**The request:**
Line by line, repeat the data below exactly, beginning at the first line and ending at the line with "fontsize=18, ha='center', va='baseline')". Omit pictures.
+--
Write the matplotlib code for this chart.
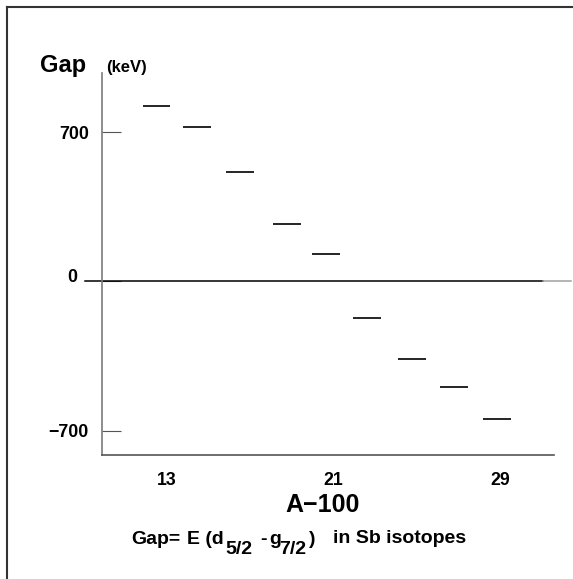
import matplotlib
matplotlib.use('Agg')
import matplotlib.pyplot as plt
from matplotlib.lines import Line2D
from matplotlib.transforms import ScaledTranslation

# energy gap E(d5/2 - g7/2) in Sb isotopes
a_minus_100 = [12.5, 14.45, 16.5, 18.78, 20.63, 22.6, 24.76, 26.8, 28.85]
gap_kev = [824, 724, 513, 271, 130, -171, -362, -493, -645]

xtick_vals = [13, 21, 29]
ytick_vals = [-700, 0, 700]
ytick_labels = ['\u2212700', '0', '700']

plt.rcParams['font.family'] = ['Liberation Sans', 'DejaVu Sans']
plt.rcParams['font.weight'] = 'bold'

W, H = 573, 579
fig = plt.figure(figsize=(W / 100, H / 100), dpi=100)


def px(x, y):
    # pixel position (from top left) -> figure fraction
    return x / W, 1 - y / H


ax = fig.add_axes([102 / W, 1 - 455 / H, 452 / W, 382 / H])

half = 0.67
ax.hlines(gap_kev, [x - half for x in a_minus_100], [x + half for x in a_minus_100],
          colors='black', linewidth=1.2)

# zero line, reaching a bit past the axes on both sides
ax.axhline(0, xmin=-17 / 452, xmax=441 / 452, color='black', lw=1.1, clip_on=False)
ax.axhline(0, xmin=441 / 452, xmax=469 / 452, color='#a0a0a0', lw=1.1, clip_on=False)

ax.set_xlim(9.88, 31.6)
ax.set_ylim(-813, 977)

for s in ['top', 'right']:
    ax.spines[s].set_visible(False)
ax.spines['left'].set_color('#7a7a7a')
ax.spines['bottom'].set_color('#555555')
ax.spines['left'].set_linewidth(1.2)
ax.spines['bottom'].set_linewidth(1.2)

ax.set_yticks(ytick_vals)
ax.set_yticklabels(ytick_labels)
ax.tick_params(axis='y', direction='in', length=13.7, width=0.8, color='#555555',
               pad=9.4, labelsize=12.8)
ax.set_xticks(xtick_vals)
ax.set_xticklabels([str(v) for v in xtick_vals])
ax.tick_params(axis='x', length=0, pad=12, labelsize=12.8)

# the "0" label sits a bit further left and higher
for lab in ax.get_yticklabels():
    if lab.get_text() == '0':
        lab.set_transform(lab.get_transform() +
                          ScaledTranslation(-12 / 100, 6 / 100, fig.dpi_scale_trans))

# axis titles
fig.text(*px(40, 72), 'Gap', fontsize=17, va='baseline')
fig.text(*px(106, 72), '(keV)', fontsize=12, va='baseline')
fig.text(*px(323, 511.5), 'A\u2212100', fontsize=18, ha='center', va='baseline')

# caption with lowered subscripts
fs = 14
fig.text(*px(131, 544), 'Gap=', fontsize=fs, va='baseline')
fig.text(*px(187, 544), 'E (d', fontsize=fs, va='baseline')
fig.text(*px(225, 554), '5/2', fontsize=fs, va='baseline')
fig.text(*px(260, 544), '-', fontsize=fs, va='baseline')
fig.text(*px(269, 544), 'g', fontsize=fs, va='baseline')
fig.text(*px(279, 554), '7/2', fontsize=fs, va='baseline')
fig.text(*px(309, 544), ')', fontsize=fs, va='baseline')
fig.text(*px(333, 543), 'in Sb isotopes', fontsize=fs, va='baseline')

# page frame (top and left edges)
fig.add_artist(Line2D([7 / W, 1], [1 - 7 / H] * 2, color='#333333', lw=1.5))
fig.add_artist(Line2D([7 / W] * 2, [0, 1 - 7 / H], color='#333333', lw=1.5))

fig.savefig('out.png', dpi=100)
+--
**Response to the task:**
Write the matplotlib code for this chart.
import matplotlib
matplotlib.use('Agg')
import matplotlib.pyplot as plt
from matplotlib.lines import Line2D
from matplotlib.transforms import ScaledTranslation

# energy gap E(d5/2 - g7/2) in Sb isotopes
a_minus_100 = [12.5, 14.45, 16.5, 18.78, 20.63, 22.6, 24.76, 26.8, 28.85]
gap_kev = [824, 724, 513, 271, 130, -171, -362, -493, -645]

xtick_vals = [13, 21, 29]
ytick_vals = [-700, 0, 700]
ytick_labels = ['\u2212700', '0', '700']

plt.rcParams['font.family'] = ['Liberation Sans', 'DejaVu Sans']
plt.rcParams['font.weight'] = 'bold'

W, H = 573, 579
fig = plt.figure(figsize=(W / 100, H / 100), dpi=100)


def px(x, y):
    # pixel position (from top left) -> figure fraction
    return x / W, 1 - y / H


ax = fig.add_axes([102 / W, 1 - 455 / H, 452 / W, 382 / H])

half = 0.67
ax.hlines(gap_kev, [x - half for x in a_minus_100], [x + half for x in a_minus_100],
          colors='black', linewidth=1.2)

# zero line, reaching a bit past the axes on both sides
ax.axhline(0, xmin=-17 / 452, xmax=441 / 452, color='black', lw=1.1, clip_on=False)
ax.axhline(0, xmin=441 / 452, xmax=469 / 452, color='#a0a0a0', lw=1.1, clip_on=False)

ax.set_xlim(9.88, 31.6)
ax.set_ylim(-813, 977)

for s in ['top', 'right']:
    ax.spines[s].set_visible(False)
ax.spines['left'].set_color('#7a7a7a')
ax.spines['bottom'].set_color('#555555')
ax.spines['left'].set_linewidth(1.2)
ax.spines['bottom'].set_linewidth(1.2)

ax.set_yticks(ytick_vals)
ax.set_yticklabels(ytick_labels)
ax.tick_params(axis='y', direction='in', length=13.7, width=0.8, color='#555555',
               pad=9.4, labelsize=12.8)
ax.set_xticks(xtick_vals)
ax.set_xticklabels([str(v) for v in xtick_vals])
ax.tick_params(axis='x', length=0, pad=12, labelsize=12.8)

# the "0" label sits a bit further left and higher
for lab in ax.get_yticklabels():
    if lab.get_text() == '0':
        lab.set_transform(lab.get_transform() +
                          ScaledTranslation(-12 / 100, 6 / 100, fig.dpi_scale_trans))

# axis titles
fig.text(*px(40, 72), 'Gap', fontsize=17, va='baseline')
fig.text(*px(106, 72), '(keV)', fontsize=12, va='baseline')
fig.text(*px(323, 511.5), 'A\u2212100', fontsize=18, ha='center', va='baseline')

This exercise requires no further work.